If you could change anything about the way you were raised, what would it be?

Take four minutes and tell your partner your life story in as much detail as possible.

If you could wake up tomorrow having gained any one quality or ability, what would it be?

Set 2

If a crystal ball could tell you the truth about yourself, your life, the future or anything else, what would you want to know?

Is there something that you’ve dreamed of doing for a long time? Why haven’t you done it?

What is the greatest accomplishment of your life?

What do you value most in a friendship?

What is your most treasured memory?

What is your most terrible memory?

If you knew that in one year you would die suddenly, would you change anything about the way you are now living? Why?

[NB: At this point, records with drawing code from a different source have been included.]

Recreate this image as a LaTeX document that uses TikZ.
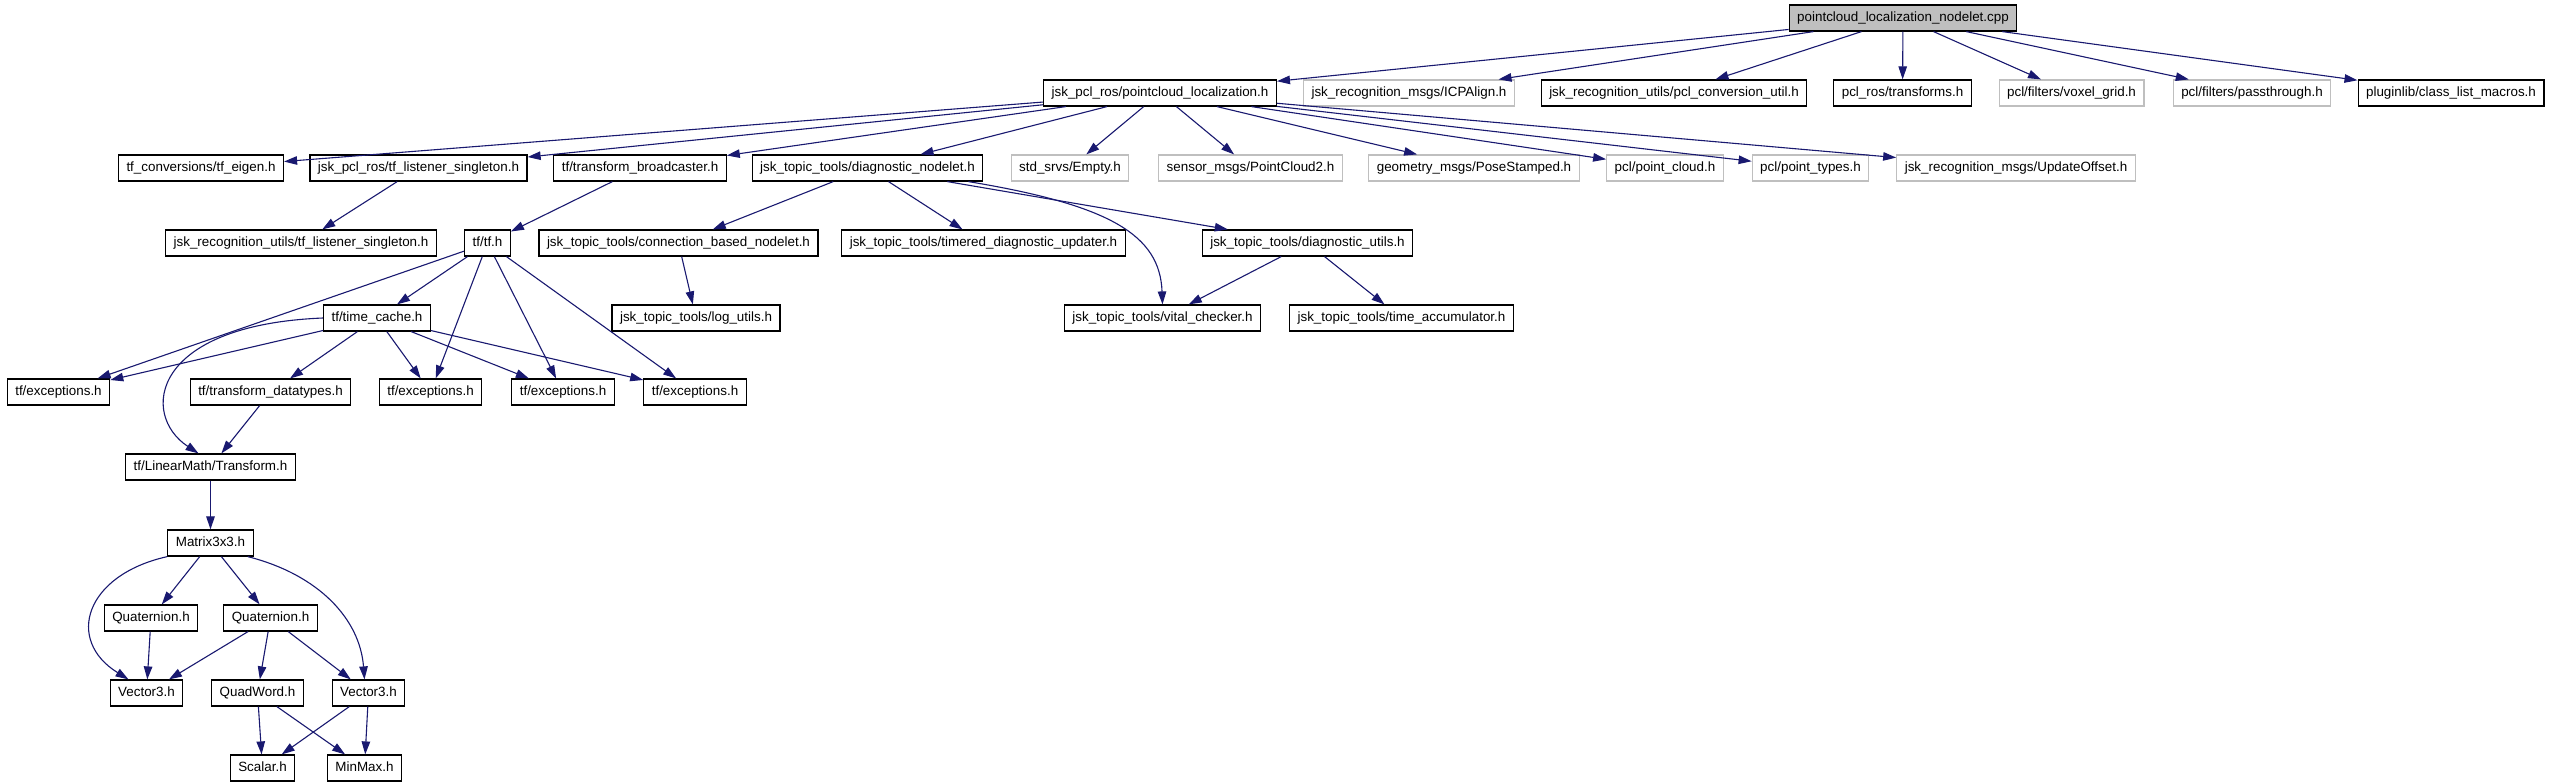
\documentclass[tikz,border=0pt]{standalone}
\usepackage{fontspec}
\setmainfont{Liberation Sans}
\usetikzlibrary{arrows.meta}
\definecolor{edgeblue}{HTML}{191970}
\definecolor{greyline}{HTML}{BFBFBF}
\begin{document}
\begin{tikzpicture}[x=1pt,y=-1pt,
  box/.style={draw=black, line width=1.2pt, fill=white, minimum height=26pt,
    inner xsep=8pt, inner ysep=0pt, text height=10pt, text depth=3pt,
    font=\fontsize{13.4}{16}\selectfont, anchor=center},
  gbox/.style={box, draw=greyline},
  rootbox/.style={box, fill=greyline},
  edge/.style={draw=edgeblue, line width=1.1pt, -{Triangle[length=13pt,width=8.5pt]}},
]
\useasboundingbox[fill=white] (0,0) rectangle (2552,784);

% row 0
\node[rootbox] (root) at (1903,18) {pointcloud\_localization\_nodelet.cpp};
% row 1
\node[box]  (ploc)    at (1160,93)   {jsk\_pcl\_ros/pointcloud\_localization.h};
\node[gbox] (icp)     at (1409,93)   {jsk\_recognition\_msgs/ICPAlign.h};
\node[box]  (pclconv) at (1674,93)   {jsk\_recognition\_utils/pcl\_conversion\_util.h};
\node[box]  (pclros)  at (1902.5,93) {pcl\_ros/transforms.h};
\node[gbox] (voxel)   at (2071.5,93) {pcl/filters/voxel\_grid.h};
\node[gbox] (pass)    at (2252,93)   {pcl/filters/passthrough.h};
\node[box]  (plugin)  at (2451,93)   {pluginlib/class\_list\_macros.h};
% row 2
\node[box]  (tfeigen)  at (201,168)    {tf\_conversions/tf\_eigen.h};
\node[box]  (tflisten) at (418.5,168)  {jsk\_pcl\_ros/tf\_listener\_singleton.h};
\node[box]  (tfbroad)  at (640,168)    {tf/transform\_broadcaster.h};
\node[box]  (diagnode) at (867.5,168)  {jsk\_topic\_tools/diagnostic\_nodelet.h};
\node[gbox] (empty)    at (1070,168)   {std\_srvs/Empty.h};
\node[gbox] (pc2)      at (1250.5,168) {sensor\_msgs/PointCloud2.h};
\node[gbox] (pose)     at (1474,168)   {geometry\_msgs/PoseStamped.h};
\node[gbox] (ptcloud)  at (1665,168)   {pcl/point\_cloud.h};
\node[gbox] (pttypes)  at (1810.5,168) {pcl/point\_types.h};
\node[gbox] (update)   at (2016,168)   {jsk\_recognition\_msgs/UpdateOffset.h};
% row 3
\node[box] (rulisten)  at (301,243)    {jsk\_recognition\_utils/tf\_listener\_singleton.h};
\node[box] (tftf)      at (487.5,243)  {tf/tf.h};
\node[box] (connbased) at (678.5,243)  {jsk\_topic\_tools/connection\_based\_nodelet.h};
\node[box] (timered)   at (983.5,243)  {jsk\_topic\_tools/timered\_diagnostic\_updater.h};
\node[box] (diagutils) at (1307.5,243) {jsk\_topic\_tools/diagnostic\_utils.h};
% row 4
\node[box] (timecache) at (377,318)    {tf/time\_cache.h};
\node[box] (logutils)  at (696,318)    {jsk\_topic\_tools/log\_utils.h};
\node[box] (vital)     at (1162.5,318) {jsk\_topic\_tools/vital\_checker.h};
\node[box] (timeacc)   at (1401.5,318) {jsk\_topic\_tools/time\_accumulator.h};
% row 5
\node[box] (exa)     at (58.5,392)  {tf/exceptions.h};
\node[box] (tdtypes) at (270.5,392) {tf/transform\_datatypes.h};
\node[box] (exb)     at (430.5,392) {tf/exceptions.h};
\node[box] (exc)     at (563,392)   {tf/exceptions.h};
\node[box] (exd)     at (695,392)   {tf/exceptions.h};
% row 6
\node[box] (transform) at (210.5,467) {tf/LinearMath/Transform.h};
% row 7
\node[box] (matrix) at (210.5,543) {Matrix3x3.h};
% row 8
\node[box] (quata) at (151,618)   {Quaternion.h};
\node[box] (quatb) at (270.5,618) {Quaternion.h};
% row 9
\node[box] (veca)  at (146.5,693) {Vector3.h};
\node[box] (quadw) at (257.5,693) {QuadWord.h};
\node[box] (vecb)  at (368.5,693) {Vector3.h};
% row 10
\node[box] (scalar) at (262.5,768) {Scalar.h};
\node[box] (minmax) at (364.5,768) {MinMax.h};

% edges from root
\foreach \t in {ploc,icp,pclconv,pclros,voxel,pass,plugin}
  \draw[edge] (root) -- (\t);
% edges from pointcloud_localization.h
\foreach \t in {tfeigen,tflisten,tfbroad,diagnode,empty,pc2,pose,ptcloud,pttypes,update}
  \draw[edge] (ploc) -- (\t);
\draw[edge] (tflisten) -- (rulisten);
\draw[edge] (tfbroad) -- (tftf);
\draw[edge] (diagnode) -- (connbased);
\draw[edge] (diagnode) -- (timered);
\draw[edge] (diagnode) -- (diagutils);
\draw[edge] ([xshift=-15pt]diagnode.south east) .. controls (1110,205) and (1160,235) .. (vital.north);
\draw[edge] (connbased) -- (logutils);
\draw[edge] (diagutils) -- (vital);
\draw[edge] (diagutils) -- (timeacc);
% tf
\foreach \t in {exa,timecache,exb,exc,exd}
  \draw[edge] (tftf) -- (\t);
\foreach \t in {exa,tdtypes,exb,exc,exd}
  \draw[edge] (timecache) -- (\t);
\draw[edge] (timecache.west) .. controls (150,325) and (140,415) .. ([xshift=-12pt]transform.north);
\draw[edge] (tdtypes) -- (transform);
\draw[edge] (transform) -- (matrix);
% matrix
\draw[edge] (matrix.south west) .. controls (85,575) and (65,640) .. ([xshift=-18pt]veca.north);
\draw[edge] (matrix) -- (quata);
\draw[edge] (matrix) -- (quatb);
\draw[edge] ([xshift=-6pt]matrix.south east) .. controls (320,575) and (360,620) .. ([xshift=-4pt]vecb.north);
\draw[edge] (quata) -- (veca);
\draw[edge] (quatb) -- (veca);
\draw[edge] (quatb) -- (quadw);
\draw[edge] (quatb) -- (vecb);
\draw[edge] (quadw) -- (scalar);
\draw[edge] (quadw) -- (minmax);
\draw[edge] (vecb) -- (scalar);
\draw[edge] (vecb) -- (minmax);
\end{tikzpicture}
\end{document}
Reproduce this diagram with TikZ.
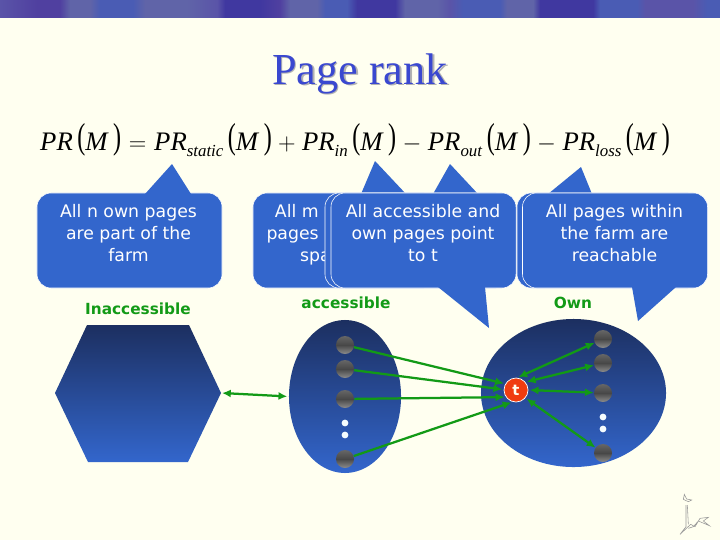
\documentclass[tikz,border=0pt]{standalone}
\usepackage{fontspec}
\setmainfont{Liberation Serif}
\newfontfamily\labelfont{DejaVu Sans}
\usepackage{xcolor}
\usetikzlibrary{
  arrows.meta,
  positioning,
  shapes.geometric
}
\definecolor{paper}{HTML}{FFFFF0}
\definecolor{bubbleblue}{HTML}{3366CC}
\definecolor{darkblue}{HTML}{1C2F60}
\definecolor{linkgreen}{HTML}{129A16}
\definecolor{titleblue}{HTML}{3A48D0}
\definecolor{targetred}{HTML}{F03C10}
\definecolor{bandA}{HTML}{4038A0}
\definecolor{bandB}{HTML}{6064A8}
\definecolor{bandC}{HTML}{4A5CB4}
\definecolor{bandD}{HTML}{5A54A8}
\definecolor{bandE}{HTML}{5040A0}
\newcommand{\prterm}[1]{\textit{PR}\raisebox{-0.5ex}{\fontsize{12}{12}\selectfont\textit{#1}}}
\newcommand{\tallp}[1]{\scalebox{0.9}[1.35]{\raisebox{0.06em}{#1}}}
\newcommand{\ofM}{\,\tallp{(}\textit{M}\,\tallp{)}}
\newcommand{\opgap}[1]{\kern0.7pt${}#1{}$\kern0.7pt}

\begin{document}
\begin{tikzpicture}[
  x=0.025cm, y=-0.025cm,
  bubble/.style={draw=white, line width=0.4pt, fill=bubbleblue, rounded corners=0.35cm,
                 minimum width=4.625cm, minimum height=2.375cm, inner sep=0pt},
  tipshape/.style={fill=bubbleblue},
  bubbletext/.style={font=\labelfont\fontsize{12.3}{15.6}\selectfont, text=white, align=center, inner sep=0pt},
  cutword/.style={font=\labelfont\fontsize{12.3}{15.6}\selectfont, text=white, inner sep=0pt, anchor=base east},
  farmname/.style={font=\labelfont\bfseries\fontsize{10.9}{12}\selectfont, text=linkgreen, inner sep=0pt},
  farm/.style={ellipse, top color=darkblue, bottom color=bubbleblue, inner sep=0pt},
  ball/.style={circle, minimum size=0.45cm, inner sep=0pt, top color=black!60, bottom color=black!45, middle color=black!72},
  gapdot/.style={circle, fill=cyan!4, minimum size=0.17cm, inner sep=0pt},
  link/.style={draw=linkgreen, line width=1.6pt, shorten >=1pt, shorten <=0pt},
  linkin/.style={link, -{Latex[length=2.2mm,width=2mm]}},
  linkboth/.style={link, {Latex[length=2.2mm,width=2mm]}-{Latex[length=2.2mm,width=2mm]}}
]
\useasboundingbox (0,0) rectangle (720,540);
\fill[paper] (0,0) rectangle (720,540);

% top band
\fill[bandB] (0,0) rectangle (720,17.5);
\foreach \xa/\xb/\ca/\cb in {0/37/bandD/bandE, 37/60/bandE/bandE, 60/70/bandE/bandB, 70/90/bandB/bandB,
    90/100/bandB/bandC, 100/133/bandC/bandC, 133/145/bandC/bandB, 145/187/bandB/bandB, 187/217/bandB/bandD,
    217/225/bandD/bandA, 225/260/bandA/bandA, 260/280/bandA/bandE, 280/290/bandE/bandB, 290/317/bandB/bandB,
    317/325/bandB/bandC, 325/347/bandC/bandC, 347/357/bandC/bandA, 357/395/bandA/bandA, 395/405/bandA/bandB,
    405/437/bandB/bandB, 437/450/bandB/bandD, 450/463/bandD/bandC, 463/500/bandC/bandC, 500/507/bandC/bandB,
    507/533/bandB/bandB, 533/540/bandB/bandA, 540/593/bandA/bandA, 593/600/bandA/bandC, 600/637/bandC/bandC,
    637/645/bandC/bandD, 645/693/bandD/bandD, 693/707/bandD/bandC, 707/720/bandC/bandC}{
  \shade[left color=\ca, right color=\cb] (\xa,0) rectangle (\xb,17.5);
}

% title and formula
\node[font=\fontsize{31.5}{31.5}\selectfont, text=black!30, inner sep=0pt] (titleshade) at (361.5,75) {Page rank};
\node[font=\fontsize{31.5}{31.5}\selectfont, text=titleblue, inner sep=0pt] (title) at (360,73.5) {Page rank};
\node[font=\fontsize{19}{19}\selectfont, inner sep=0pt] (formula) at (355,140)
  {\textit{PR}\ofM\opgap{=}\prterm{static}\ofM\opgap{+}\prterm{in}\ofM\opgap{-}\prterm{out}\ofM\opgap{-}\prterm{loss}\ofM};

% bubbles, back to front
\node[bubble] (staticbox) at (129.5,240.5) {};
\fill[tipshape] (145,194) -- (172,164) -- (191,194) -- cycle;
\node[bubbletext] (statictext) at (128.5,233) {All n own pages\\are part of the\\farm};

\fill[tipshape] (361,194) -- (375,161) -- (406,194) -- cycle;
\node[bubble] (inbox) at (345.5,240.5) {};
\node[cutword] (inlinea) at (319,217.5) {All m};
\node[cutword] (inlineb) at (319,239.5) {pages};
\node[cutword] (inlinec) at (331,261.5) {spa};

\fill[tipshape] (433,194) -- (450,164) -- (478,194) -- cycle;
\node[bubble] (outboxback) at (417.5,240.5) {};
\node[bubble] (outbox) at (423.5,240.5) {};
\fill[tipshape] (438,287) -- (489,328) -- (485,287) -- cycle;
\node[bubbletext] (outtext) at (423,233) {All accessible and\\own pages point\\to t};

\fill[tipshape] (548,194) -- (581,167) -- (592,194) -- cycle;
\node[bubble] (lossboxback) at (609.5,240.5) {};
\node[bubble] (lossbox) at (615,240.5) {};
\fill[tipshape] (632,287) -- (638,321) -- (676,287) -- cycle;
\node[bubbletext] (losstext) at (614.5,233) {All pages within\\the farm are\\reachable};

% farm names
\node[farmname] (inaccname) at (138,308.5) {Inaccessible};
\node[farmname] (accname) at (346,302.5) {accessible};
\node[farmname] (ownname) at (573,302.5) {Own};

% farms
\shade[top color=darkblue, bottom color=bubbleblue]
  (87,325) -- (189,325) -- (221,393) -- (188,462) -- (88,462) -- (55,393) -- cycle;
\coordinate (hexright) at (222,393);
\node[farm, minimum width=2.8cm, minimum height=3.825cm] (accfarm) at (345,396.5) {};
\node[farm, minimum width=4.625cm, minimum height=3.7cm] (ownfarm) at (573.5,393) {};

% accessible pages
\foreach \n/\y in {1/345, 2/369, 3/399, 4/459}{
  \node[ball] (acc\n) at (345,\y) {};
}
\node[gapdot] (accdota) at (345,423) {};
\node[gapdot] (accdotb) at (345,435) {};

% own pages
\foreach \n/\y in {1/339, 2/363, 3/393, 4/453}{
  \node[ball] (own\n) at (603,\y) {};
}
\node[gapdot] (owndota) at (603,417) {};
\node[gapdot] (owndotb) at (603,429) {};

% target page
\node[circle, draw=white, line width=0.5pt, fill=targetred, minimum size=0.6cm, inner sep=0pt,
      font=\labelfont\bfseries\fontsize{10.5}{10.5}\selectfont, text=paper] (target) at (516,390) {t};

% links
\draw[linkboth] (hexright) -- (accfarm.west);
\foreach \n/\a in {1/150, 2/178, 3/215, 4/255}{
  \draw[linkin] (acc\n) -- (target.\a);
}
\foreach \n/\a in {1/85, 2/40, 3/0, 4/-40}{
  \draw[linkboth] (own\n) -- (target.\a);
}

% logo
\begin{scope}[shift={(670,485)}, x=0.00833cm, y=-0.00833cm, draw=black!40, line width=0.4pt]
  \draw (43,28) -- (40,43) -- (55,50) -- (65,45) -- (50,42) -- cycle;
  \draw (48,60) -- (48,125) -- (30,148) -- (62,118) -- (75,125) -- (90,100) -- (115,97) -- (100,108) -- (118,122) -- (85,108) -- (70,125) -- (55,130);
  \draw (52,60) -- (55,118);
\end{scope}
\end{tikzpicture}
\end{document}
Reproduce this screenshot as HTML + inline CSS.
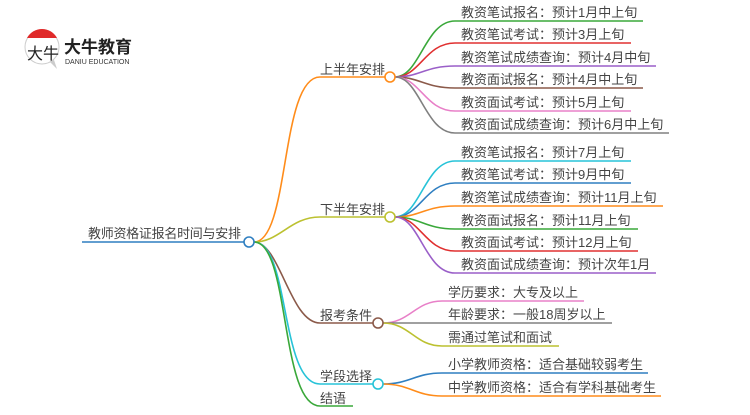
<!DOCTYPE html>
<html><head><meta charset="utf-8"><style>
html,body{margin:0;padding:0;background:#fff;}
svg text{font-family:"Liberation Sans","Noto Sans CJK SC",sans-serif;fill:#444;}
</style></head><body>
<svg width="750" height="410" viewBox="0 0 750 410" xmlns="http://www.w3.org/2000/svg">
<circle cx="42" cy="47" r="17" fill="#fff" stroke="#ccc" stroke-width="1"/>
<path d="M27,38 A17,17 0 0 1 57,38 Z" fill="#e02a2a"/>
<path d="M50,62 L57,69 L54,60 Z" fill="#ccc"/>
<text x="27" y="59" font-size="16" style="fill:#222">大牛</text>
<text x="64" y="53" font-size="17" font-weight="bold" style="fill:#222">大牛教育</text>
<text x="65" y="64" font-size="7" style="fill:#333">DANIU EDUCATION</text>

<g fill="none" stroke-width="1.6">
<path d="M82,242 H244" stroke="#2f7fc1"/>
<path d="M254,242 C290,242 280,77 320,77 H385" stroke="#ff8c1a"/>
<path d="M254,242 C280,242 290,217 320,217 H385" stroke="#bcc130"/>
<path d="M254,242 C280,242 290,323 320,323 H373" stroke="#8b5a4a"/>
<path d="M254,242 C290,242 280,384 320,384 H373" stroke="#27c3d8"/>
<path d="M254,242 C290,242 280,406 320,406 H353" stroke="#3aa83a"/>
<path d="M395,77 C420,77 425,21 455,21 H643" stroke="#3aa83a"/>
<path d="M395,77 C420,77 425,43 455,43 H631" stroke="#e03030"/>
<path d="M395,77 C420,77 425,66 455,66 H656" stroke="#9a5fc8"/>
<path d="M395,77 C420,77 425,88 455,88 H643" stroke="#8b5a4a"/>
<path d="M395,77 C420,77 425,111 455,111 H631" stroke="#e880c8"/>
<path d="M395,77 C420,77 425,133 455,133 H669" stroke="#808080"/>
<path d="M395,217 C420,217 425,161 455,161 H631" stroke="#27c3d8"/>
<path d="M395,217 C420,217 425,183 455,183 H631" stroke="#2f7fc1"/>
<path d="M395,217 C420,217 425,206 455,206 H663" stroke="#ff8c1a"/>
<path d="M395,217 C420,217 425,229 455,229 H638" stroke="#3aa83a"/>
<path d="M395,217 C420,217 425,251 455,251 H638" stroke="#e03030"/>
<path d="M395,217 C420,217 425,273 455,273 H656" stroke="#9a5fc8"/>
<path d="M383,323 C410,323 415,301 442,301 H584" stroke="#e880c8"/>
<path d="M383,323 H612" stroke="#808080"/>
<path d="M383,323 C410,323 415,346 442,346 H559" stroke="#bcc130"/>
<path d="M383,384 C410,384 415,373 442,373 H648" stroke="#2f7fc1"/>
<path d="M383,384 C410,384 415,396 442,396 H661" stroke="#ff8c1a"/>
</g>
<g fill="#fff" stroke-width="1.6">
<circle cx="249" cy="242" r="5" stroke="#2f7fc1"/>
<circle cx="390" cy="77" r="5" stroke="#ff8c1a"/>
<circle cx="390" cy="217" r="5" stroke="#bcc130"/>
<circle cx="378" cy="323" r="5" stroke="#8b5a4a"/>
<circle cx="378" cy="384" r="5" stroke="#27c3d8"/>
</g>
<g font-size="13">
<text x="88" y="238" textLength="153">教师资格证报名时间与安排</text>
<text x="320" y="74">上半年安排</text>
<text x="320" y="214">下半年安排</text>
<text x="320" y="320">报考条件</text>
<text x="320" y="381">学段选择</text>
<text x="320" y="403">结语</text>
<text x="461" y="17">教资笔试报名：预计1月中上旬</text>
<text x="461" y="39">教资笔试考试：预计3月上旬</text>
<text x="461" y="62">教资笔试成绩查询：预计4月中旬</text>
<text x="461" y="84">教资面试报名：预计4月中上旬</text>
<text x="461" y="107">教资面试考试：预计5月上旬</text>
<text x="461" y="129">教资面试成绩查询：预计6月中上旬</text>
<text x="461" y="157">教资笔试报名：预计7月上旬</text>
<text x="461" y="179">教资笔试考试：预计9月中旬</text>
<text x="461" y="202">教资笔试成绩查询：预计11月上旬</text>
<text x="461" y="225">教资面试报名：预计11月上旬</text>
<text x="461" y="247">教资面试考试：预计12月上旬</text>
<text x="461" y="269">教资面试成绩查询：预计次年1月</text>
<text x="448" y="297">学历要求：大专及以上</text>
<text x="448" y="319">年龄要求：一般18周岁以上</text>
<text x="448" y="342">需通过笔试和面试</text>
<text x="448" y="369">小学教师资格：适合基础较弱考生</text>
<text x="448" y="392">中学教师资格：适合有学科基础考生</text>
</g>
</svg>
</body></html>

What does friendship mean to you?

What roles do love and affection play in your life?

Alternate sharing something you consider a positive characteristic of your partner. Share a total of five items.

How close and warm is your family? Do you feel your childhood was happier than most other people’s?

How do you feel about your relationship with your mother?

Set 3

Make three true “we” statements each. For instance, “We are both in this room feeling ... ”

Complete this sentence: “I wish I had someone with whom I could share ... ”

If you were going to become a close friend with your partner, please share what would be important for him or her to know.

Tell your partner what you like about them; be very honest this time, saying things that you might not say to someone you’ve just met.

Share with your partner an embarrassing moment in your life.

When did you last cry in front of another person? By yourself?

Tell your partner something that you like about them already.

What, if anything, is too serious to be joked about?

If you were to die this evening with no opportunity to communicate with anyone, what would you most regret not having told someone? Why haven’t you told them yet?

Your house, containing everything you own, catches fire. After saving your loved ones and pets, you have time to safely make a final dash to save any one item. What would it be? Why?

Of all the people in your family, whose death would you find most disturbing? Why?

Share a personal problem and ask your partner’s advice on how he or she might handle it. Also, ask your partner to reflect back to you how you seem to be feeling about the problem you have chosen.